The diatribes and digressions leave Mr Ormerod with inadequate space to develop his “twenty-first century model of rational behaviour”. His suggestions about how this might work in practice are left to a few pages at the end, and even this tends to drift into diatribes over how things are done now. For example he claims that sixty years of centralised, big-state social democratic government since the War has been a failure – on the grounds that unemployment is much the same on average as beforehand. But you can easily argue that this is the most successful period of public government in world ever – look at the rise in life expectancy, for example. Neither is it all that clear that everything, or even most things, these governments did was based on conventional economic models of human behaviour. Instead of explaining the religious dynamics of 16th Century England, he could have spent some time and space developing his argument here.

What a pity: because in the end I think he is right, and his suggestions for the way forward are sound. It isn’t that government since the War has failed, it is that its methods have run their course, and its policies now only seem to benefit an elite. Conventional economic analysis has more going for it than he suggests, but they are a blind alley now. But many economists and policy makers are in denial, to judge by the public debate – though some clear network-based ideas, like “nudge” theory are making their presence felt.

But there is a problem at the heart of the new twenty-first century network thinking, which Mr Ormerod acknowledges but dismisses too easily. The new models have weak predictive power. The point about normal distributions and the IID assumption that they are based on is that they produce a relatively tight distribution of data around a mean and few extreme results – “thin tails” in the jargon. There is a sleight of hand here: statisticians’ use of randomised data make their analysis sound more robust than it is; the IID assumption in fact makes the data tightly constrained. Consider a random walk, comprising a series of steps forward and equal steps backward. If the probability that your next step will be forward or backward is always 50% each, and the direction of earlier steps does not affect the direction of the next step, then this is an IID assumption. It sounds truly random. But you are unlikely to get very far from the starting point, which isn’t really very random at all. If your next step was more likely to be in the same direction as your last step than not, then you can end up anywhere. That’s real randomness, but it isn’t IID. There is no normal distribution. What looks like a soft assumption is in fact a hard one.

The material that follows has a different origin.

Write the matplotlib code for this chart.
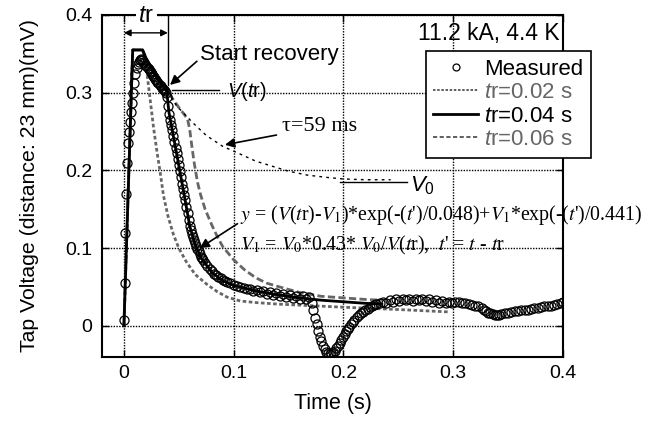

So it’s not just a question of changing the maths and updating the models. It is about accepting that social systems are fundamentally more unpredictable than we have previously accepted. It is not hard to see why policy makers and social scientists have struggled to accept this. I like to describe this by invoking the idea of “zeitgeist” – the spirit of the time, a ephemeral and unpredictable quality that in fact runs at the heart of everything. This is closely linked to Mr Ormerod’s ideas of networks, since it is networks that sustain the zeitgeist.

What to do? Mr Ormerod offers some useful rules of thumb. He also suggests investing more into research of network effects, which is self-interested but sensible, so long as we do not expect this to yield insights of anything like the theoretical precision of conventional methods. But ultimately his big idea, which he does woefully little to develop, is much greater delegation and localisation of decision making. Amen to that.